En ce temps là les femmes autochtones n’avaient pas droit à la propriété ni à parler dans les réunions communautaires lorsque les hommes étaient présents. Les femmes étaient souvent battues par leurs maris (qui en général étaient ouvriers migrants qui ne rentraient à la maison qu’en décembre pour les vacances.). De très jeunes filles étaient kidnappées, torturées, violées et droguées au nom d’ukuthwala et contraintes  à des mariages abusifs à des hommes bien plus âgés, contre quatre à onze  vaches.

Mais ça c’est le passé,  et bien qu’il y ait  encore beaucoup à faire,  nous sommes ici pour célébrer le présent et les réussites incessantes de nos courageuses  et fortes sœurs et filles zulu,  à présent au nombre de 50 000, qui forment le RWM, (Rural Women’s Mouvement ) Mouvement des Femmes Rurales qui exprime   notre droit et notre pouvoir d’évoquer le changement .  Le fait  qu’une seule voix ait la  possibilité de déclarer une iniquité; , chaque fois qu’une femme ou une fille exprime un  idéal ou agit pour améliorer le sort des autres ou se bat contre les injustices,  elle  envoie un frémissement d’espoir.

J’ai débuté en  recrutant quatre jeunes femmes zoulous autochtones. Les femmes et  les filles autochtones Zoulous ont commencé des ateliers où des femmes fières, qui souffraient en silence ont pu ouvertement admettre et partager leur souffrance. La prise de conscience a été le premier pas de la riposte. Le second pas a été d’influencer  les processus d’élaboration politique ce qui permettrait aux  femmes de connaître leurs droits constitutionnels.

Nous continuons de  tenir des ateliers de compétence en leadership, en respect  de soi et en agriculture de base.
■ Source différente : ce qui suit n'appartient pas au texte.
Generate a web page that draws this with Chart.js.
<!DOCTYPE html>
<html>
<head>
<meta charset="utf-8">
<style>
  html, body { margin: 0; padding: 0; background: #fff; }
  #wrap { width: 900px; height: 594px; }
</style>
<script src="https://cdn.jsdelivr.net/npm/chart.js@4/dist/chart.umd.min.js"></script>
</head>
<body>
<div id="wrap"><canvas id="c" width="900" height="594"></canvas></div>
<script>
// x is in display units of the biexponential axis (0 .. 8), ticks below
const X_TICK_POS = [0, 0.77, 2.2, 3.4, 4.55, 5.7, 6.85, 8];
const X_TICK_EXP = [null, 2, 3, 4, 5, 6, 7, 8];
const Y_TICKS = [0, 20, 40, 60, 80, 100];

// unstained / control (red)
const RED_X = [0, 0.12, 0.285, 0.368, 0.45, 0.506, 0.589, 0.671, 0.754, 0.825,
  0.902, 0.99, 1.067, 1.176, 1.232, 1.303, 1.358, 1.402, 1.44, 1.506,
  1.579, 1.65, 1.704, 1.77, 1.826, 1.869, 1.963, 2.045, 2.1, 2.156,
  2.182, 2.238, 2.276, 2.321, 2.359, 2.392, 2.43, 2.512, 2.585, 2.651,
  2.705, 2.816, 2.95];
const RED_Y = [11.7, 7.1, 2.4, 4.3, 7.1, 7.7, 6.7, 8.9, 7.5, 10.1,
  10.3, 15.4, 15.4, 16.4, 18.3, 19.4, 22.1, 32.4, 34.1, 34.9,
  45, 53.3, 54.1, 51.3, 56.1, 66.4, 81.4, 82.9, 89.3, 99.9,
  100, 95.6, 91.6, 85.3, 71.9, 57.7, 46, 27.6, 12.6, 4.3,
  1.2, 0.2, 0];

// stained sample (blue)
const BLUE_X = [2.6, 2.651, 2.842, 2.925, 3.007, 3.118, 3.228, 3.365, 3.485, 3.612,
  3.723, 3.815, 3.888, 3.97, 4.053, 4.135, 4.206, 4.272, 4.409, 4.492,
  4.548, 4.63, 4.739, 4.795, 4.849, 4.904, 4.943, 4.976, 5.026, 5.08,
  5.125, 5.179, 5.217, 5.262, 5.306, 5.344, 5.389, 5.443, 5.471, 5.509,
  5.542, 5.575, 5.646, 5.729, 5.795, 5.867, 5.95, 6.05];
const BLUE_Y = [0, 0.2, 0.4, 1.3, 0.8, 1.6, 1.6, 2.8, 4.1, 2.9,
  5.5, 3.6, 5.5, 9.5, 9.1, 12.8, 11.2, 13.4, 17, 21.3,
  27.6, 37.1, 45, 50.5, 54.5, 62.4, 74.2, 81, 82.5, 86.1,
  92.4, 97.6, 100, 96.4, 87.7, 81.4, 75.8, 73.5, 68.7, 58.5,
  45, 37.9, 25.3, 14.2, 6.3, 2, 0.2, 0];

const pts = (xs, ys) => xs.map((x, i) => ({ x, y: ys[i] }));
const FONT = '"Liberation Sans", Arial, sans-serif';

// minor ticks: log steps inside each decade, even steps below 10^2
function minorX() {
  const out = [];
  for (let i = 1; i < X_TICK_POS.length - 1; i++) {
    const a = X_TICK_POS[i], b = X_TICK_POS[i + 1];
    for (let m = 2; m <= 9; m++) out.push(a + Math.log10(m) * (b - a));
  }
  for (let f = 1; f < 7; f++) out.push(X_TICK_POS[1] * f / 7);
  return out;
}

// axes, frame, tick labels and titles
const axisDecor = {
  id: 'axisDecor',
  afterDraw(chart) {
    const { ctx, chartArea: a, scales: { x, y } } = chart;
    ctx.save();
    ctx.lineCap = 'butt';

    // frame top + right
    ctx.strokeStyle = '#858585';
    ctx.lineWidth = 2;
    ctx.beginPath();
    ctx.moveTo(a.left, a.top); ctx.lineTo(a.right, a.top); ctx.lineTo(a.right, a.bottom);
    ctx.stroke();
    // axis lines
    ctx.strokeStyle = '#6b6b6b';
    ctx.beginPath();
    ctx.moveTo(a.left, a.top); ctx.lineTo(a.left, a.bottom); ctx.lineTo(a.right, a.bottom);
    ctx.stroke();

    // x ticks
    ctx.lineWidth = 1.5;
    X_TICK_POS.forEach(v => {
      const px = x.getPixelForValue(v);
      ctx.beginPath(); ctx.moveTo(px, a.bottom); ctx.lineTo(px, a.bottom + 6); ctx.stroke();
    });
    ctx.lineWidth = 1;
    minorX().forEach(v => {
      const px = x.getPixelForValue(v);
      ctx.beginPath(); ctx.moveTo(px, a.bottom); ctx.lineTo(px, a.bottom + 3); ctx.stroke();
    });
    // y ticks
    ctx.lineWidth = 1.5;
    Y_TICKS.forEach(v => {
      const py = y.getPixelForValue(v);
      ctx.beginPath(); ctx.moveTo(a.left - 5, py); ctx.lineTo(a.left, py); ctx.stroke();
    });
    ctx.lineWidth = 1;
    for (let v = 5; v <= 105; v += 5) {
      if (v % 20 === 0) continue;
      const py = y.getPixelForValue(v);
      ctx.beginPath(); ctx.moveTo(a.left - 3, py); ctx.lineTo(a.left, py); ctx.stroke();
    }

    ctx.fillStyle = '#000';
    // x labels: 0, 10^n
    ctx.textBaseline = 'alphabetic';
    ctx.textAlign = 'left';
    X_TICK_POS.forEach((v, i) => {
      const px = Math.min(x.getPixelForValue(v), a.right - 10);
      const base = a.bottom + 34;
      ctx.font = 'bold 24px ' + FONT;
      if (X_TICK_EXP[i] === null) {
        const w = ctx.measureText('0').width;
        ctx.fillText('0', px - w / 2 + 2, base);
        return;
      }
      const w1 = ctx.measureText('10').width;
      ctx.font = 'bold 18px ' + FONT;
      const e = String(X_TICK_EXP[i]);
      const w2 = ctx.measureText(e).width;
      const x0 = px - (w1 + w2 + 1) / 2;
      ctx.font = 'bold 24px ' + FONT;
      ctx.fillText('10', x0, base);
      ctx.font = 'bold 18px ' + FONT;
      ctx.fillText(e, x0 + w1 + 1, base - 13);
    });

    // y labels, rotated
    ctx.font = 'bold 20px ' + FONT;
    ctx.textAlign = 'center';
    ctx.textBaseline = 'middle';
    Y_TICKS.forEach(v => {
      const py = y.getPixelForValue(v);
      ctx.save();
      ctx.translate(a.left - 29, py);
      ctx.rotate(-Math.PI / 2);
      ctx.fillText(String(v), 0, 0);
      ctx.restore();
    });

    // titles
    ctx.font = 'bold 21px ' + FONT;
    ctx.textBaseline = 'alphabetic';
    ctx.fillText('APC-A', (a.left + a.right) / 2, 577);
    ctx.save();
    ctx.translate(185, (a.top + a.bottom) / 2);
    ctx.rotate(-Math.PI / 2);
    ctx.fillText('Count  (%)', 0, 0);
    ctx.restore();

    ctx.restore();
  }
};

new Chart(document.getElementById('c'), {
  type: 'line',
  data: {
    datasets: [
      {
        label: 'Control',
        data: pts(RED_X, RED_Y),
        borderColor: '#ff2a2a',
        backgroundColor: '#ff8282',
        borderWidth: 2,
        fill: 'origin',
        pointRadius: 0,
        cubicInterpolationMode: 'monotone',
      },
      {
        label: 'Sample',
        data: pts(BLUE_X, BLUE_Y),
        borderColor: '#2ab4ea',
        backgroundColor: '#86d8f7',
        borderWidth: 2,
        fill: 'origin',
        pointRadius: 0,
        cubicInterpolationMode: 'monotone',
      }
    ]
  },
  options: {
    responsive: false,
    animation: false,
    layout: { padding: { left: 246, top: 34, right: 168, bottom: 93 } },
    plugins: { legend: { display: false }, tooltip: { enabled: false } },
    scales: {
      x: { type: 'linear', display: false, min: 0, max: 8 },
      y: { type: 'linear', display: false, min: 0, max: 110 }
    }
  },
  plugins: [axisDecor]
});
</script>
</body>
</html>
Je ne me considère pas comme une femme  leader mais comme une facilitatrice, une guide. Comme chaque village et chaque situation sont différents et  ont des besoins différents, nous, RWM, formons

des leaders qui ont le pouvoir de résoudre leurs propres défis. Nous avons travaillé avec des femmes afin  de faire prendre conscience  de leurs possibilités…… d’y croire, d’y  apporter notre confiance, de les honorer et d’agir. Nous avons encore beaucoup à faire mais je suis fière de vous le dire……  Le résultat direct des interventions RWM:

Ukuthwala- enlèvement, torture, viol et mariages forcés de filles de moins de 13 ans – a  été éradiqué  dans deux communautés autochtones.  Nous célébrons actuellement sept années et neuf mois de tolérance zéro en ce qui concerne les mariages forcés.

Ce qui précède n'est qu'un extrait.